Indeed it is First Past The Post that truly acts as the biggest hindrance to UKIP, with conservatives sometimes failing to back UKIP because they don't believe they can win. When this isn't a factor, as with the European Elections, UKIP picks up millions of votes.

But it is starting to do the same in local, first past the post elections as well. The Party took 220,000 votes in England's local elections this year, more than double what it received in 2008.

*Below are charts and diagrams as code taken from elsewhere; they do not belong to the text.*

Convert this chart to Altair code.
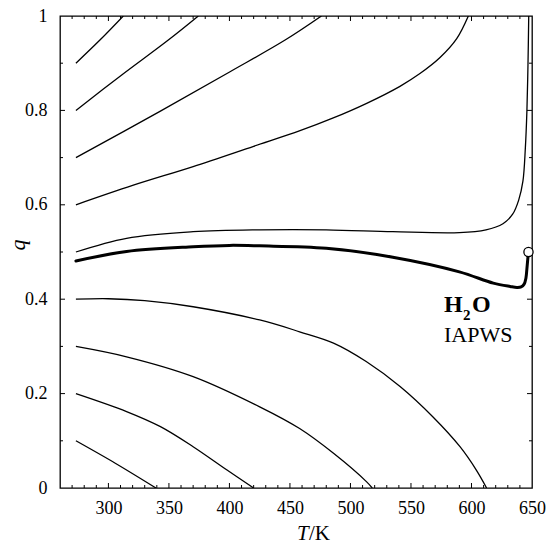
import altair as alt
import pandas as pd

# ---- curve data (T in K, q) ----
T_c01 = [273.15, 306.0, 339.3]
q_c01 = [0.100, 0.052, 0.000]

T_c02 = [273.15, 315.0, 343.0, 370.0, 398.0, 420.0]
q_c02 = [0.200, 0.162, 0.130, 0.0875, 0.038, 0.000]

T_c03 = [273.15, 315.0, 370.0, 425.0, 458.0, 486.0, 513.4, 518.0]
q_c03 = [0.300, 0.278, 0.236, 0.172, 0.126, 0.0735, 0.013, 0.000]

T_c04 = [273.15, 300.0, 330.0, 370.0, 425.0, 458.0, 486.0, 513.0, 541.0, 568.0, 590.5, 604.0, 612.5]
q_c04 = [0.400, 0.401, 0.397, 0.384, 0.356, 0.331, 0.307, 0.268, 0.215, 0.151, 0.0875, 0.038, 0.000]

T_c05 = [273.15, 315.0, 370.0, 425.0, 480.0, 535.0, 590.0, 612.0, 626.0, 634.0, 639.0, 642.5, 644.5, 645.8, 646.7, 647.3]
q_c05 = [0.500, 0.529, 0.543, 0.547, 0.547, 0.543, 0.541, 0.547, 0.560, 0.580, 0.610, 0.650, 0.720, 0.800, 0.900, 1.000]

T_c06 = [273.15, 320.0, 370.0, 420.0, 458.3, 485.8, 513.4, 540.9, 557.4, 574.0, 587.8, 597.4]
q_c06 = [0.600, 0.641, 0.681, 0.724, 0.757, 0.784, 0.815, 0.851, 0.878, 0.912, 0.952, 1.000]

T_c07 = [273.15, 342.6, 400.5, 446.0, 476.0]
q_c07 = [0.700, 0.798, 0.882, 0.949, 1.000]

T_c08 = [273.15, 311.0, 349.5, 374.3]
q_c08 = [0.800, 0.875, 0.949, 1.000]

T_c09 = [273.15, 293.0, 312.3]
q_c09 = [0.900, 0.949, 1.000]

# thick curve (ends at the critical point)
T_thick = [273.15, 315.0, 370.0, 400.0, 425.0, 480.0, 535.0, 590.0, 618.0, 632.0, 637.5,
           641.0, 643.5, 645.0, 645.8, 646.5, 647.1]
q_thick = [0.481, 0.501, 0.511, 0.514, 0.513, 0.508, 0.489, 0.458, 0.434, 0.427, 0.425,
           0.426, 0.432, 0.445, 0.465, 0.485, 0.500]

T_crit = [647.1]
q_crit = [0.5]

# axis tick values
x_label_values = [300, 350, 400, 450, 500, 550, 600, 650]
y_label_values = [0.0, 0.2, 0.4, 0.6, 0.8, 1.0]
x_major_ticks = [300, 350, 400, 450, 500, 550, 600]
x_minor_ticks = [270, 280, 290, 310, 320, 330, 340, 360, 370, 380, 390, 410, 420, 430, 440,
                 460, 470, 480, 490, 510, 520, 530, 540, 560, 570, 580, 590, 610, 620, 630, 640]
y_major_ticks = [0.2, 0.4, 0.6, 0.8]
y_minor_ticks = [0.1, 0.3, 0.5, 0.7, 0.9]

# ---- build tables ----
thin_curves = [
    ("c01", T_c01, q_c01), ("c02", T_c02, q_c02), ("c03", T_c03, q_c03),
    ("c04", T_c04, q_c04), ("c05", T_c05, q_c05), ("c06", T_c06, q_c06),
    ("c07", T_c07, q_c07), ("c08", T_c08, q_c08), ("c09", T_c09, q_c09),
]
rows = []
for name, Ts, qs in thin_curves:
    for i, (t, q) in enumerate(zip(Ts, qs)):
        rows.append({"curve": name, "i": i, "T": t, "q": q})
thin_df = pd.DataFrame(rows)
thick_df = pd.DataFrame({"i": range(len(T_thick)), "T": T_thick, "q": q_thick})
crit_df = pd.DataFrame({"T": T_crit, "q": q_crit})

W, H = 472, 472
FONT = "Liberation Serif"
xs = alt.Scale(domain=[260, 650], nice=False, zero=False)
ys = alt.Scale(domain=[0, 1], nice=False, zero=False)

x_axis = alt.Axis(values=x_label_values, ticks=False, domain=False, grid=False,
                  labelFont=FONT, labelFontSize=18, labelColor="black", labelPadding=11,
                  labelFlush=False, labelOverlap=False, title=None)
y_axis = alt.Axis(values=y_label_values, ticks=False, domain=False, grid=False,
                  labelFont=FONT, labelFontSize=18, labelColor="black", labelPadding=13,
                  labelOverlap=False, title=None,
                  labelExpr="datum.value == 0 ? '0' : (datum.value == 1 ? '1' : format(datum.value, '.1f'))")

X = lambda: alt.X("T:Q", scale=xs, axis=x_axis)
Y = lambda: alt.Y("q:Q", scale=ys, axis=y_axis)

thin = alt.Chart(thin_df).mark_line(color="black", strokeWidth=1.3, interpolate="catmull-rom", clip=True).encode(
    x=X(), y=Y(), detail="curve:N", order="i:Q",
)
thick = alt.Chart(thick_df).mark_line(color="black", strokeWidth=3, interpolate="catmull-rom", clip=True,
                                      strokeCap="round", strokeJoin="round").encode(
    x=X(), y=Y(), order="i:Q",
)
crit = alt.Chart(crit_df).mark_point(shape="circle", size=85, filled=True, fill="white",
                                     stroke="black", strokeWidth=1.3, opacity=1).encode(
    x=X(), y=Y(),
)

def xticks(vals, length, top):
    df = pd.DataFrame({"T": vals})
    y0, y1 = (0, length) if top else (H, H - length)
    return alt.Chart(df).mark_rule(color="black", strokeWidth=1).encode(
        x=X(), y=alt.value(y0), y2=alt.value(y1))

def yticks(vals, length, right):
    df = pd.DataFrame({"q": vals})
    x0, x1 = (W, W - length) if right else (0, length)
    return alt.Chart(df).mark_rule(color="black", strokeWidth=1).encode(
        y=Y(), x=alt.value(x0), x2=alt.value(x1))

ticks = [
    xticks(x_major_ticks, 5, False), xticks(x_minor_ticks, 3, False),
    xticks(x_major_ticks, 5, True), xticks(x_minor_ticks, 3, True),
    yticks(y_major_ticks, 5, False), yticks(y_minor_ticks, 3, False),
    yticks(y_major_ticks, 5, True), yticks(y_minor_ticks, 3, True),
]

def label(text, x, y, size, weight="normal", style="normal", align="left", angle=0, baseline="alphabetic"):
    df = pd.DataFrame({"t": [text]})
    kw = dict(font=FONT, fontSize=size, fontWeight=weight, fontStyle=style, align=align,
              baseline=baseline, color="black")
    if angle:
        kw["angle"] = angle
    return alt.Chart(df).mark_text(**kw).encode(text="t:N", x=alt.value(x), y=alt.value(y))

texts = [
    label("H", 384, 295.5, 24, weight="bold"),
    label("2", 403, 304, 15, weight="bold"),
    label("O", 412, 295.5, 24, weight="bold"),
    label("IAPWS", 384, 325.5, 22),
    label("T", 237, 524, 21, style="italic"),
    label("/K", 249, 524, 21),
    label("q", -42, 229, 22, style="italic", align="center", angle=270, baseline="middle"),
]

chart = alt.layer(thin, thick, *ticks, crit, *texts).properties(
    width=W, height=H,
    autosize=alt.AutoSizeParams(type="none"),
    padding={"left": 60, "top": 16, "right": 16, "bottom": 57},
    background="white",
).configure_view(stroke="black", strokeWidth=1.3).configure_axis(
    labelFont=FONT, labelFontSize=18, labelColor="black"
)

chart.save("out.html", embed_options={"renderer": "svg", "actions": False})
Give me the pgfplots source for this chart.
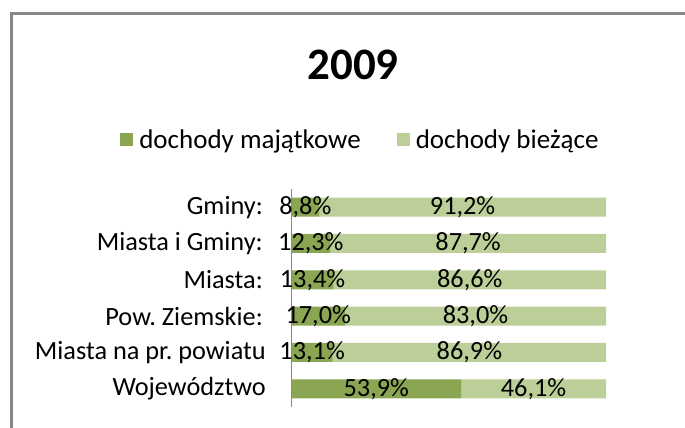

Symbolic of UKIP's rise was the defeat of the Tory Leader of Tunbridge Wells Council, defeated and replaced by a Kipper. There may have been few such outright victories for UKIP this year - but with over 100 second places, huge swathes of UKIP Councillors could well be elected in 2014. The British Right may never be quite the same again - genuine conservatives now have a choice.

2 comments:

Anonymous said...

Worth looking at he Scottish parliament elections of 2003 and 2007 for a parallel. In 2003, the SNP didn't make many (possibly any) gains in FPTP elections however, Labour majorities in Scottish central belt seats over the SNP were reduced n many cases compared to the 1999 election. The process was repeated in 2007 with several FPTP Labour MSPs being unseated by the SNP. This shows that making steady gains is definitely progress and worthwhile if you're playing a long game.

Steve Fowler said...

Agree with the comments. The long game and forward planning are the way forwards and not the short term gains. If the SNP can slowly over time make the gains needed then so can UKIP.

The old parties are addicted to power and ego of being in charge and will not allow it be taken from them with out a fight.